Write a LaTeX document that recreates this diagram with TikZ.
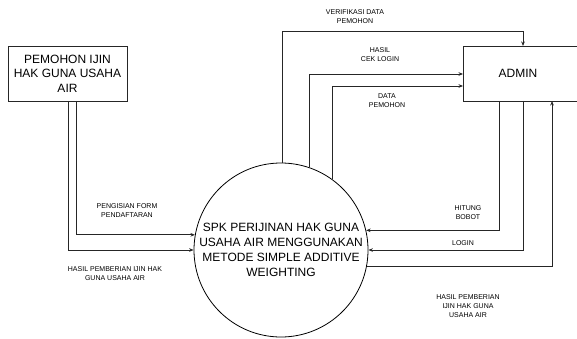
\documentclass[tikz,border=0pt]{standalone}
\usepackage{fontspec}
\setmainfont{Liberation Sans}
\usetikzlibrary{arrows.meta}
\begin{document}
\begin{tikzpicture}[x=1pt,y=-1pt,
  flow/.style={draw=black!85, line width=0.8pt, -{Stealth[length=4.5pt,width=3.6pt]}},
  entity/.style={draw=black!85, line width=0.8pt, inner sep=0pt},
  biglbl/.style={font=\fontsize{12}{14.5}\selectfont, align=center, inner sep=0pt},
  lbl/.style={font=\fontsize{7}{9}\selectfont, align=center, inner sep=0pt, text=black}]
\useasboundingbox (0,0) rectangle (577,339);
% entities
\node[entity, minimum width=119pt, minimum height=55pt] (pem) at (67.5,73.5) {};
\node[biglbl] (pemt) at (pem) {PEMOHON IJIN\\HAK GUNA USAHA\\AIR};
\begin{scope}
\clip (0,0) rectangle (577,339);
\node[entity, minimum width=125pt, minimum height=55pt, anchor=north west] (adm) at (463,46) {};
\end{scope}
\node[biglbl] (admt) at (518,73) {ADMIN};
% process
\node[circle, draw=black, line width=0.8pt, minimum size=174pt, inner sep=0pt] (c) at (281,250) {};
\node[biglbl, font=\fontsize{12}{15}\selectfont] (ct) at (281,250) {SPK PERIJINAN HAK GUNA\\USAHA AIR MENGGUNAKAN\\METODE SIMPLE ADDITIVE\\WEIGHTING};
% helper coordinates
\coordinate (p1) at (76,101);
\coordinate (p2) at (68,101);
\coordinate (a1) at (499,101);
\coordinate (a2) at (523,101);
\coordinate (a3) at (552,101);
\coordinate (at1) at (523,46);
\coordinate (al1) at (463,74);
\coordinate (al2) at (463,86);
% left flows
\draw[flow] (p1) |- (c.170.1);
\draw[flow] (p2) |- (c.180.7);
% top flows
\draw[flow] (c.89.3) |- (523,31) -- (at1);
\draw[flow] (c.71.9) |- (al1);
\draw[flow] (c.54.9) |- (al2);
% right flows
\draw[flow] (a1) |- (c.13.3);
\draw[flow] (a2) |- (c.-0.66);
\draw[flow] (c.-11.9) -| (a3);
% labels
\node[lbl] (l1) at (127,210.5) {PENGISIAN FORM\\PENDAFTARAN};
\node[lbl] (l2) at (115,273.5) {HASIL PEMBERIAN IJIN HAK\\GUNA USAHA AIR};
\node[lbl] (l3) at (355,16.5) {VERIFIKASI DATA\\PEMOHON};
\node[lbl] (l4) at (380,54.5) {HASIL\\CEK LOGIN};
\node[lbl] (l5) at (387,100.5) {DATA\\PEMOHON};
\node[lbl] (l6) at (468,212.5) {HITUNG\\BOBOT};
\node[lbl] (l7) at (463,243) {LOGIN};
\node[lbl] (l8) at (468,306) {HASIL PEMBERIAN\\IJIN HAK GUNA\\USAHA AIR};
\end{tikzpicture}
\end{document}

──────────────────────────────

■ Directive
Omit every picture, then reproduce the rest of the listing exactly.

■ Task output
Write a LaTeX document that recreates this diagram with TikZ.
\documentclass[tikz,border=0pt]{standalone}
\usepackage{fontspec}
\setmainfont{Liberation Sans}
\usetikzlibrary{arrows.meta}
\begin{document}
\begin{tikzpicture}[x=1pt,y=-1pt,
  flow/.style={draw=black!85, line width=0.8pt, -{Stealth[length=4.5pt,width=3.6pt]}},
  entity/.style={draw=black!85, line width=0.8pt, inner sep=0pt},
  biglbl/.style={font=\fontsize{12}{14.5}\selectfont, align=center, inner sep=0pt},
  lbl/.style={font=\fontsize{7}{9}\selectfont, align=center, inner sep=0pt, text=black}]
\useasboundingbox (0,0) rectangle (577,339);
% entities
\node[entity, minimum width=119pt, minimum height=55pt] (pem) at (67.5,73.5) {};
\node[biglbl] (pemt) at (pem) {PEMOHON IJIN\\HAK GUNA USAHA\\AIR};
\begin{scope}
\clip (0,0) rectangle (577,339);
\node[entity, minimum width=125pt, minimum height=55pt, anchor=north west] (adm) at (463,46) {};
\end{scope}
\node[biglbl] (admt) at (518,73) {ADMIN};
% process
\node[circle, draw=black, line width=0.8pt, minimum size=174pt, inner sep=0pt] (c) at (281,250) {};
\node[biglbl, font=\fontsize{12}{15}\selectfont] (ct) at (281,250) {SPK PERIJINAN HAK GUNA\\USAHA AIR MENGGUNAKAN\\METODE SIMPLE ADDITIVE\\WEIGHTING};
% helper coordinates
\coordinate (p1) at (76,101);
\coordinate (p2) at (68,101);
\coordinate (a1) at (499,101);
\coordinate (a2) at (523,101);
\coordinate (a3) at (552,101);
\coordinate (at1) at (523,46);
\coordinate (al1) at (463,74);
\coordinate (al2) at (463,86);
% left flows
\draw[flow] (p1) |- (c.170.1);
\draw[flow] (p2) |- (c.180.7);
% top flows
\draw[flow] (c.89.3) |- (523,31) -- (at1);
\draw[flow] (c.71.9) |- (al1);
\draw[flow] (c.54.9) |- (al2);
% right flows
\draw[flow] (a1) |- (c.13.3);
\draw[flow] (a2) |- (c.-0.66);
\draw[flow] (c.-11.9) -| (a3);
% labels
\node[lbl] (l1) at (127,210.5) {PENGISIAN FORM\\PENDAFTARAN};
\node[lbl] (l2) at (115,273.5) {HASIL PEMBERIAN IJIN HAK\\GUNA USAHA AIR};
\node[lbl] (l3) at (355,16.5) {VERIFIKASI DATA\\PEMOHON};
\node[lbl] (l4) at (380,54.5) {HASIL\\CEK LOGIN};
\node[lbl] (l5) at (387,100.5) {DATA\\PEMOHON};
\node[lbl] (l6) at (468,212.5) {HITUNG\\BOBOT};
\node[lbl] (l7) at (463,243) {LOGIN};
\node[lbl] (l8) at (468,306) {HASIL PEMBERIAN\\IJIN HAK GUNA\\USAHA AIR};
\end{tikzpicture}
\end{document}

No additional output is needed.